I watched incredulously as my attorney declined to question the second bailiff who had just lied about me under oath. I never told either bailiff that I knew how to get one over on a polygraph test. I had spent almost two years waiting for my trial—purposefully not talking to anyone about anything to do with my case—and now supposedly in the hallway outside the courtroom, I had confessed to a bailiff that I had cheated to pass my polygraph, a polygraph the State wouldn't allow to be admitted because it had proven that I was innocent? It didn't make sense. None of it made sense.

My attorney turned away from the judge and looked at me. "Do you want to testify?"

I could see the bailiff smirking as he got out of the witness stand. Did I want to testify? They were about to sentence me to death, and nobody was speaking up on my behalf. There were things that needed to go on the record. My wrists were shackled and cuffed together, a heavy chain linking them to the leg irons around my ankles. For a moment, I imagined wrapping that chain around all their necks, but then I unclenched my fists and placed the palms of my hands together as if to pray. I wasn't a murderer. Never had been, never would be. I looked over at the jury, at McGregor, who stared back at me with hatred and self-righteousness, at the judge, who looked overheated and bored. I had spent a good many years testifying for God in church, and now it was time to testify for myself in this courtroom.

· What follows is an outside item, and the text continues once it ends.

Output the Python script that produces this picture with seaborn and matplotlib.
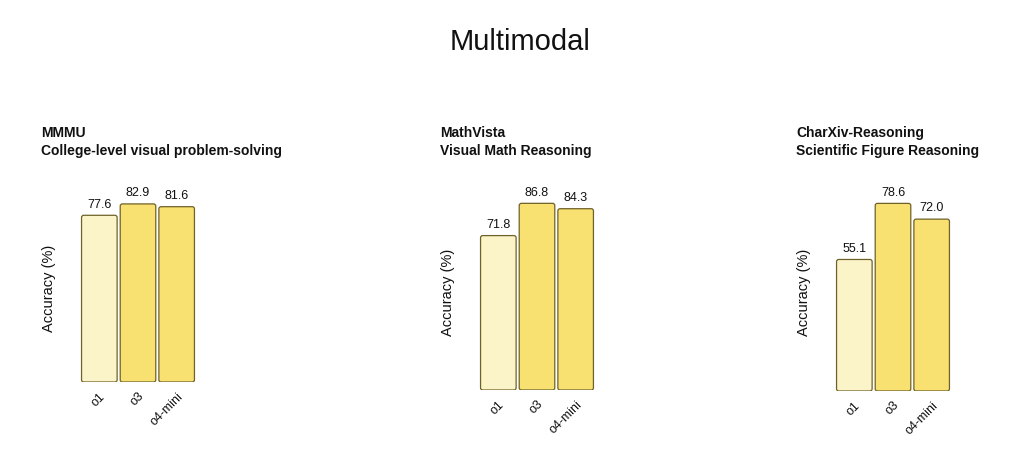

I nodded at my attorney. "Yes," I said, a bit louder than I meant to. Inside my head, I was screaming, 'Hell yes,' and I accidentally banged my chains against the table as I stood up from my chair.

"Is there any way he can have these handcuffs removed, Judge?"

My attorney was finally doing something right. Fighting a little. I knew at this point it was more about saving face and winning something than about believing in me. When he was assigned to my case and told he would get paid $1,000, I heard him mutter, "I eat $1,000 for breakfast." He was going through the motions, but I knew his heart wasn't in it. He either thought I was guilty or he didn't care much one way or the other. I was just another file in a big stack of files. We had been together for almost two years, but he didn't know me. Not really. Not in the way you would want someone to know you when he holds your life in his hands. Still, I needed him. He knew that, and I knew that. So I was polite and respectful. If today went the way everyone knew it would go, I would still need him.

I held my wrists out to the bailiff. He smirked again as he unlocked my cuffs. Out of the corner of my eye, I could see my mom in the second row. Lester sat on one side of her, and my sister Dollie sat on the other. Our neighbor Rosemary was also there. I looked all the way over my shoulder as the handcuffs came of, and she gave me a little wave. I glanced at Lester and he gave me a quick nod. We had an endgame in mind.